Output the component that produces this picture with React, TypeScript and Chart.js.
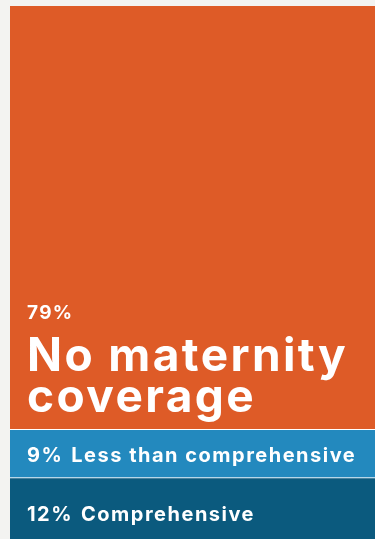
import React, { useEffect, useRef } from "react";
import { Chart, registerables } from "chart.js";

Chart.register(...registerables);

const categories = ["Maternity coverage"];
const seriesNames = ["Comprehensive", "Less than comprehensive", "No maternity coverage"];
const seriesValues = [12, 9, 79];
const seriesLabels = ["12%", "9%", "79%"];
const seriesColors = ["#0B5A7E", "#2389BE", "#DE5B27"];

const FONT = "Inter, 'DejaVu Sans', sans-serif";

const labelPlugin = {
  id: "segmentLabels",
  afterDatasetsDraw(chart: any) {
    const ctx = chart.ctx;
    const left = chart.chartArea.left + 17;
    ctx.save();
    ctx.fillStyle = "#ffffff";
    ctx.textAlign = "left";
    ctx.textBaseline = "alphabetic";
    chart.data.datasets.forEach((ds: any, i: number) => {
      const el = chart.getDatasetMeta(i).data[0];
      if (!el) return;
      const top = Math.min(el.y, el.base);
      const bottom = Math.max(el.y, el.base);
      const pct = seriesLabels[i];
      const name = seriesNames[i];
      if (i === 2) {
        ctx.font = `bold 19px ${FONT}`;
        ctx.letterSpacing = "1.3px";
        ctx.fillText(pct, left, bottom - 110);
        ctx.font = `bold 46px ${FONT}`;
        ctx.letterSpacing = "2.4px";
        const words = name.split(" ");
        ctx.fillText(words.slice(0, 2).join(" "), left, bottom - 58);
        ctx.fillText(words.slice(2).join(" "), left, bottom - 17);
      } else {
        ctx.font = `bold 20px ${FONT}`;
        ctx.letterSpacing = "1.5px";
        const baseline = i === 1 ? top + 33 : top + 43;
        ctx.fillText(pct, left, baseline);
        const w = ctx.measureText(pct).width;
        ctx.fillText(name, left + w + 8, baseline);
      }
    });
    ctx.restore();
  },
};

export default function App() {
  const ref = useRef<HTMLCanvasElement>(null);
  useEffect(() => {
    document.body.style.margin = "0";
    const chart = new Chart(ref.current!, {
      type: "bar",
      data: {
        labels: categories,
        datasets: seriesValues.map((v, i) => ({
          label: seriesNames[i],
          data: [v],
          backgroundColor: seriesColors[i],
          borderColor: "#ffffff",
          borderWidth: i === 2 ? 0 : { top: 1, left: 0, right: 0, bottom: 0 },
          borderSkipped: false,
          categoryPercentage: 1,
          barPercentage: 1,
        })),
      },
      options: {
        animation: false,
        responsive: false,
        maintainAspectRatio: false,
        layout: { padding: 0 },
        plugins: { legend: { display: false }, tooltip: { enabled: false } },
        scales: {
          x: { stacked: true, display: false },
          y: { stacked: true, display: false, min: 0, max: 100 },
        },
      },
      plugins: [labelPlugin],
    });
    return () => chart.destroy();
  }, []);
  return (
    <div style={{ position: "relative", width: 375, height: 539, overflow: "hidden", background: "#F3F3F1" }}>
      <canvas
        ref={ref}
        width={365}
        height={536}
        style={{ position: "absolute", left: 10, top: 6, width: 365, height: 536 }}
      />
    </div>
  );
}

EXERCISE: Reproduce every line above as written, skipping pictures.

OUTPUT BELOW:
Output the component that produces this picture with React, TypeScript and Chart.js.
import React, { useEffect, useRef } from "react";
import { Chart, registerables } from "chart.js";

Chart.register(...registerables);

const categories = ["Maternity coverage"];
const seriesNames = ["Comprehensive", "Less than comprehensive", "No maternity coverage"];
const seriesValues = [12, 9, 79];
const seriesLabels = ["12%", "9%", "79%"];
const seriesColors = ["#0B5A7E", "#2389BE", "#DE5B27"];

const FONT = "Inter, 'DejaVu Sans', sans-serif";

const labelPlugin = {
  id: "segmentLabels",
  afterDatasetsDraw(chart: any) {
    const ctx = chart.ctx;
    const left = chart.chartArea.left + 17;
    ctx.save();
    ctx.fillStyle = "#ffffff";
    ctx.textAlign = "left";
    ctx.textBaseline = "alphabetic";
    chart.data.datasets.forEach((ds: any, i: number) => {
      const el = chart.getDatasetMeta(i).data[0];
      if (!el) return;
      const top = Math.min(el.y, el.base);
      const bottom = Math.max(el.y, el.base);
      const pct = seriesLabels[i];
      const name = seriesNames[i];
      if (i === 2) {
        ctx.font = `bold 19px ${FONT}`;
        ctx.letterSpacing = "1.3px";
        ctx.fillText(pct, left, bottom - 110);
        ctx.font = `bold 46px ${FONT}`;
        ctx.letterSpacing = "2.4px";
        const words = name.split(" ");
        ctx.fillText(words.slice(0, 2).join(" "), left, bottom - 58);
        ctx.fillText(words.slice(2).join(" "), left, bottom - 17);
      } else {
        ctx.font = `bold 20px ${FONT}`;
        ctx.letterSpacing = "1.5px";
        const baseline = i === 1 ? top + 33 : top + 43;
        ctx.fillText(pct, left, baseline);
        const w = ctx.measureText(pct).width;
        ctx.fillText(name, left + w + 8, baseline);
      }
    });
    ctx.restore();
  },
};

export default function App() {
  const ref = useRef<HTMLCanvasElement>(null);
  useEffect(() => {
    document.body.style.margin = "0";
    const chart = new Chart(ref.current!, {
      type: "bar",
      data: {
        labels: categories,
        datasets: seriesValues.map((v, i) => ({
          label: seriesNames[i],
          data: [v],
          backgroundColor: seriesColors[i],
          borderColor: "#ffffff",
          borderWidth: i === 2 ? 0 : { top: 1, left: 0, right: 0, bottom: 0 },
          borderSkipped: false,
          categoryPercentage: 1,
          barPercentage: 1,
        })),
      },
      options: {
        animation: false,
        responsive: false,
        maintainAspectRatio: false,
        layout: { padding: 0 },
        plugins: { legend: { display: false }, tooltip: { enabled: false } },
        scales: {
          x: { stacked: true, display: false },
          y: { stacked: true, display: false, min: 0, max: 100 },
        },
      },
      plugins: [labelPlugin],
    });
    return () => chart.destroy();
  }, []);
  return (
    <div style={{ position: "relative", width: 375, height: 539, overflow: "hidden", background: "#F3F3F1" }}>
      <canvas
        ref={ref}
        width={365}
        height={536}
        style={{ position: "absolute", left: 10, top: 6, width: 365, height: 536 }}
      />
    </div>
  );
}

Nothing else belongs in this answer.